The issue of fees is a bit more complex than it appears at first.  It is therefore critical that the sponsor, administrator, and the pension committee clearly understand, monitor and disclose fee costs to CAP members.

Other hidden fees and the issues relating to fees for different forms of life cycle funds are discussed in other articles on this site. 

G.Wahl, Managing Director, The PensionAdvisor 

#4 Avoiding legal risks relating to CAP Fees 

Fees  issues can lead to legal actions  - understand the issues and risks 

Issues relating to CAP fees are discussed in the preceding articles. Disclosures and communication about fees are important particularly in the case when DB accounts have been converted to DC accounts.

 

Law suites relating to CAP fees are not common in Canada while they are a often the subject of legal actions in the US - it's probably a matter of time before this is also the case in Canada.  

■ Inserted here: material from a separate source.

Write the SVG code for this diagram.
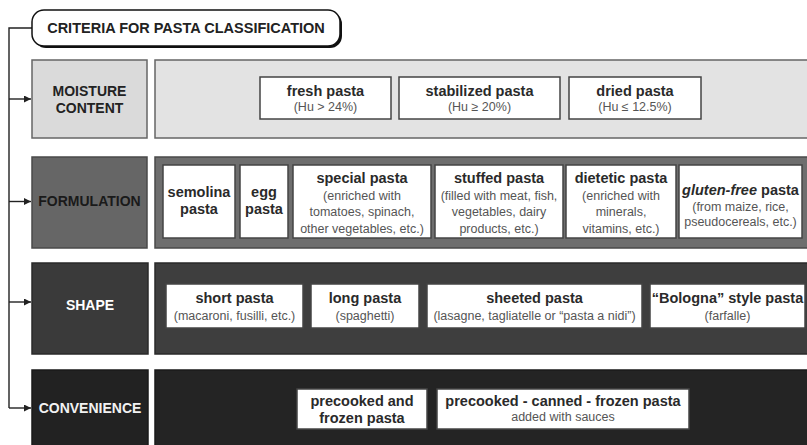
<svg xmlns="http://www.w3.org/2000/svg" width="807" height="445" viewBox="0 0 807 445">
  <defs>
    <marker id="arrow" viewBox="0 0 10 10" refX="10" refY="5" markerWidth="7" markerHeight="7" markerUnits="userSpaceOnUse" orient="auto">
      <path d="M0,0 L10,5 L0,10 Z" fill="#222"/>
    </marker>
  </defs>
  <style>
    text { font-family: "Liberation Sans", Arial, Helvetica, sans-serif; text-anchor: middle; }
    .title { font-size: 14.5px; font-weight: bold; fill: #222; }
    .lbl { font-size: 14px; font-weight: bold; }
    .hd { font-size: 14.5px; font-weight: bold; fill: #2a2a2a; }
    .sub { font-size: 12.5px; fill: #555; }
    .item { fill: #fff; stroke: #444; stroke-width: 1.5; }
    .conn { fill: none; stroke: #222; stroke-width: 1.4; }
  </style>
  <rect width="807" height="445" fill="#fff"/>

  <!-- connectors -->
  <g id="connectors">
    <path class="conn" d="M32,28 H9 V408"/>
    <path class="conn" d="M9,99 H31" marker-end="url(#arrow)"/>
    <path class="conn" d="M9,201.5 H31" marker-end="url(#arrow)"/>
    <path class="conn" d="M9,302 H31" marker-end="url(#arrow)"/>
    <path class="conn" d="M9,408 H31" marker-end="url(#arrow)"/>
  </g>

  <!-- title -->
  <g id="title">
    <rect x="34" y="12" width="308" height="36" rx="12" fill="#111"/>
    <rect x="32" y="10" width="308" height="36" rx="12" fill="#fff" stroke="#111" stroke-width="1.5"/>
    <text class="title" x="186" y="33">CRITERIA FOR PASTA CLASSIFICATION</text>
  </g>

  <!-- moisture content -->
  <g id="moisture">
    <rect x="32" y="60" width="115" height="78" fill="#dadada" stroke="#666" stroke-width="1.5"/>
    <text class="lbl" x="89.5" y="96" fill="#222">MOISTURE</text>
    <text class="lbl" x="89.5" y="113" fill="#222">CONTENT</text>
    <rect x="155" y="60" width="655" height="78" fill="#e3e3e3" stroke="#666" stroke-width="1.5"/>
  </g>
  <g id="fresh">
    <rect class="item" x="260" y="77" width="131" height="42"/>
    <text class="hd" x="325.5" y="96">fresh pasta</text>
    <text class="sub" x="325.5" y="111">(Hu &gt; 24%)</text>
  </g>
  <g id="stabilized">
    <rect class="item" x="399" y="77" width="161" height="42"/>
    <text class="hd" x="479.5" y="96">stabilized pasta</text>
    <text class="sub" x="479.5" y="111">(Hu ≥ 20%)</text>
  </g>
  <g id="dried">
    <rect class="item" x="569" y="77" width="132" height="42"/>
    <text class="hd" x="635" y="96">dried pasta</text>
    <text class="sub" x="635" y="111">(Hu ≤ 12.5%)</text>
  </g>

  <!-- formulation -->
  <g id="formulation">
    <rect x="32" y="157" width="115" height="91" fill="#666" stroke="#4a4a4a" stroke-width="1.5"/>
    <text class="lbl" x="89.5" y="206" fill="#1a1a1a">FORMULATION</text>
    <rect x="155" y="157" width="655" height="91" fill="#6e6e6e" stroke="#4a4a4a" stroke-width="1.5"/>
  </g>
  <g id="semolina">
    <rect class="item" x="163" y="165" width="72" height="73"/>
    <text class="hd" x="199" y="197">semolina</text>
    <text class="hd" x="199" y="214">pasta</text>
  </g>
  <g id="egg">
    <rect class="item" x="240" y="165" width="48" height="73"/>
    <text class="hd" x="264" y="197">egg</text>
    <text class="hd" x="264" y="214">pasta</text>
  </g>
  <g id="special">
    <rect class="item" x="293" y="165" width="138" height="73"/>
    <text class="hd" x="362" y="183">special pasta</text>
    <text class="sub" x="362" y="199.5">(enriched with</text>
    <text class="sub" x="362" y="216">tomatoes, spinach,</text>
    <text class="sub" x="362" y="232.5">other vegetables, etc.)</text>
  </g>
  <g id="stuffed">
    <rect class="item" x="435" y="165" width="128" height="73"/>
    <text class="hd" x="499" y="183">stuffed pasta</text>
    <text class="sub" x="499" y="199.5">(filled with meat, fish,</text>
    <text class="sub" x="499" y="216">vegetables, dairy</text>
    <text class="sub" x="499" y="232.5">products, etc.)</text>
  </g>
  <g id="dietetic">
    <rect class="item" x="566" y="165" width="110" height="73"/>
    <text class="hd" x="621" y="183">dietetic pasta</text>
    <text class="sub" x="621" y="199.5">(enriched with</text>
    <text class="sub" x="621" y="216">minerals,</text>
    <text class="sub" x="621" y="232.5">vitamins, etc.)</text>
  </g>
  <g id="glutenfree">
    <rect class="item" x="679" y="165" width="123" height="73"/>
    <text class="hd" x="740.5" y="195" font-size="14px"><tspan font-style="italic">gluten-free</tspan> pasta</text>
    <text class="sub" x="740.5" y="211">(from maize, rice,</text>
    <text class="sub" x="740.5" y="226">pseudocereals, etc.)</text>
  </g>

  <!-- shape -->
  <g id="shape">
    <rect x="32" y="263" width="116" height="91" fill="#3a3a3a" stroke="#2a2a2a" stroke-width="1.5"/>
    <text class="lbl" x="90" y="310" fill="#fff">SHAPE</text>
    <rect x="155" y="263" width="655" height="91" fill="#3e3e3e" stroke="#2a2a2a" stroke-width="1.5"/>
  </g>
  <g id="short">
    <rect class="item" x="166" y="284" width="137" height="44"/>
    <text class="hd" x="234.5" y="303">short pasta</text>
    <text class="sub" x="234.5" y="320">(macaroni, fusilli, etc.)</text>
  </g>
  <g id="long">
    <rect class="item" x="311" y="284" width="108" height="44"/>
    <text class="hd" x="365" y="303">long pasta</text>
    <text class="sub" x="365" y="320">(spaghetti)</text>
  </g>
  <g id="sheeted">
    <rect class="item" x="427" y="284" width="215" height="44"/>
    <text class="hd" x="534.5" y="303">sheeted pasta</text>
    <text class="sub" x="534.5" y="320">(lasagne, tagliatelle or “pasta a nidi”)</text>
  </g>
  <g id="bologna">
    <rect class="item" x="650" y="284" width="155" height="44"/>
    <text class="hd" x="727.5" y="303">“Bologna” style pasta</text>
    <text class="sub" x="727.5" y="320">(farfalle)</text>
  </g>

  <!-- convenience -->
  <g id="convenience">
    <rect x="32" y="370" width="116" height="80" fill="#222" stroke="#1a1a1a" stroke-width="1.5"/>
    <text class="lbl" x="90" y="413" fill="#f2f2f2">CONVENIENCE</text>
    <rect x="155" y="370" width="655" height="80" fill="#242424" stroke="#1a1a1a" stroke-width="1.5"/>
  </g>
  <g id="precooked-frozen">
    <rect class="item" x="297" y="389" width="130" height="40"/>
    <text class="hd" x="362" y="406">precooked and</text>
    <text class="hd" x="362" y="423">frozen pasta</text>
  </g>
  <g id="precooked-canned">
    <rect class="item" x="437" y="389" width="252" height="40"/>
    <text class="hd" x="563" y="406">precooked - canned - frozen pasta</text>
    <text class="sub" x="563" y="421">added with sauces</text>
  </g>
</svg>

Perhaps the best and least expense way for a sponsor to avoid legal problems relating to fees is to simply pay the fees on behalf of the Members.  Paying the fees could also be considered and promoted as part of employee benefit package.   

 

 

#5  How significant is the impact of CAP fees on savings?

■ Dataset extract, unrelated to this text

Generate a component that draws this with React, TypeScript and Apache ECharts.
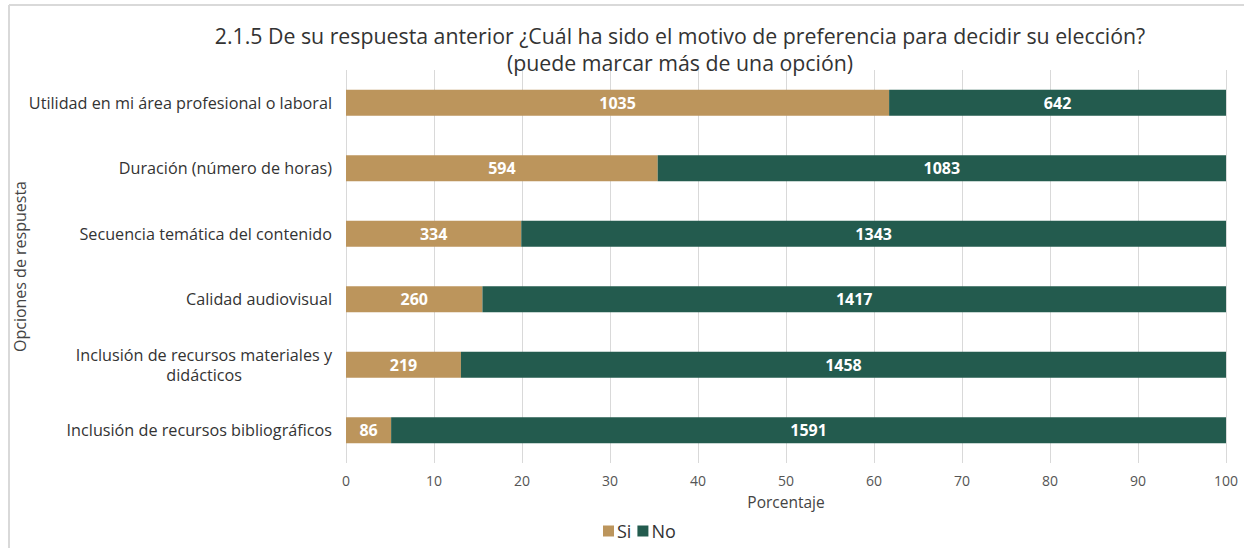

The annual CAP fees paid significantly erode savings over time 

The CAP fees paid by employees have a significant negative impact on DC and RRSP savings programs investment. As part of the governance of company DC and RISP plans, fees must be are monitored and reflected in reviewing fund manager quarterly return performance.

 

Background

Recordkeepers (banks, insurance companies, etc.) automatically deduct Investment Management Fees (IMFs) from CAP accounts each month. The CAP member is not told how much has been deducted despite this information is readily available. The recordkeeper distributes the fees collected to the fund manager and advisor. 

Recordkeepers earn revenue from a CAP from 3 basic sources:

  1. the flat per annum charge per employee paid by the company;

  2. a portion of the management fees levied by the recordkeeper based on the market value of the investments funds in each specific investment option in which the employee id invested; and,[2]

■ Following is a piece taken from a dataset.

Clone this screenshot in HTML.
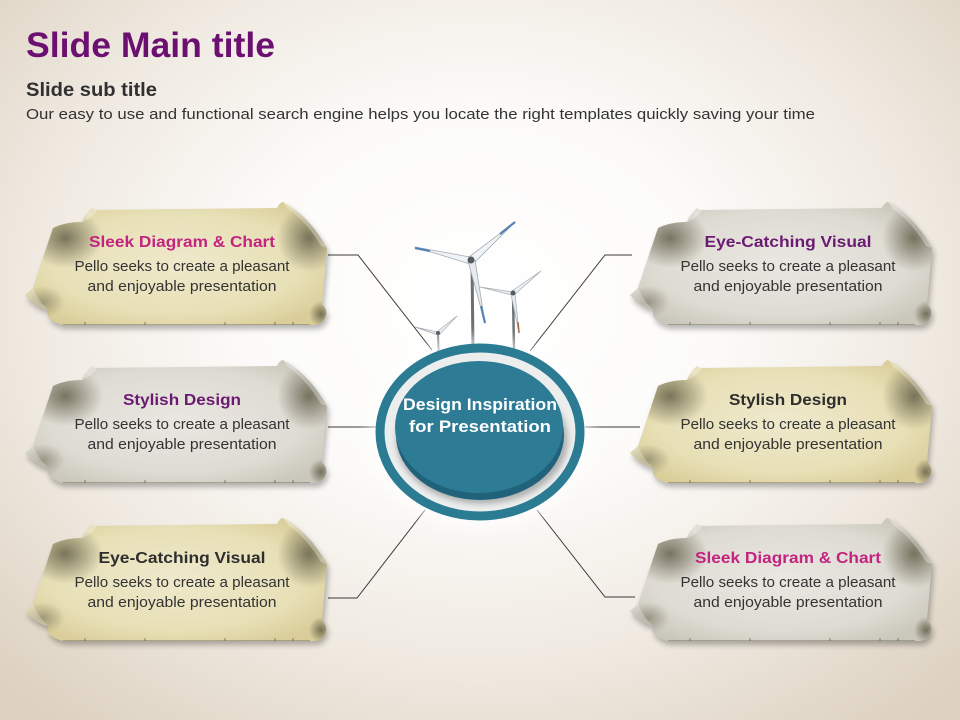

  3. the spread on GIC’s rate offered in the CAP vs. the current market rate for GICs.

Investment Manager Fees (IMF) for investment options can vary from 0.10% to 0.70%. For certain types of investment options e.g. foreign equity, or specialty funds the fees can be 0.75% to 1.50% or more,  depending on the fund and manager and the recordkeeper. Relative to retail mutual fund investments, the investment management fees (IMFs) paid by CAP employees may be lower by ~0.3%.  

Fees have a significant detrimental impact on employees’ efforts to accumulate pension wealth. The table below shows the impact of fees (0.25% -2.50%) at ~$210,000 of net savings over the long- term (30 years).

  

             IF Fee (IMF)         Net  Savings          Reduction in savings  

                0.25%               $210,000

                1.00%               $180,000                   $30,000

                2.00%               $158,000                   $52,000

                2.50%               $140,000                   $70,000 

The difference in savings with fees of 0.25% vs. 2.50% is $70,000 over the 30 year period. If the investments total more than ~$210,000,  say $400,000- $500,000, the reduction in savings will be $100,000 or more.   

 

When adding a new DC, RRSP, TFSA investment the fund managers' return performances, net of fees over 1, 5, 10, and 20 years, vs. appropriate benchmark is usually considered. This ensures recent performance and volatility do not ‘colour’ the long-term net performance: short-term returns are often affected by style bias and not an appropriate indication of performance. Longer-term performance, 10-20-30  years is the key in selecting fund managers. Keep in mind that CAP members are usually reminded they are "in it (saving) for the long term so a consistent approach should be used in selecting CAP investments. An alternative approach is to use index (passive) funds (or ETFs) that have significantly lower fees.


The employer (sponsor) has a fiduciary responsibility to ensure CAP fees are monitored and reasonable. Despite this, in most cases, the employer (sponsor) does not know or ask about the total annual fees paid by Cap Members.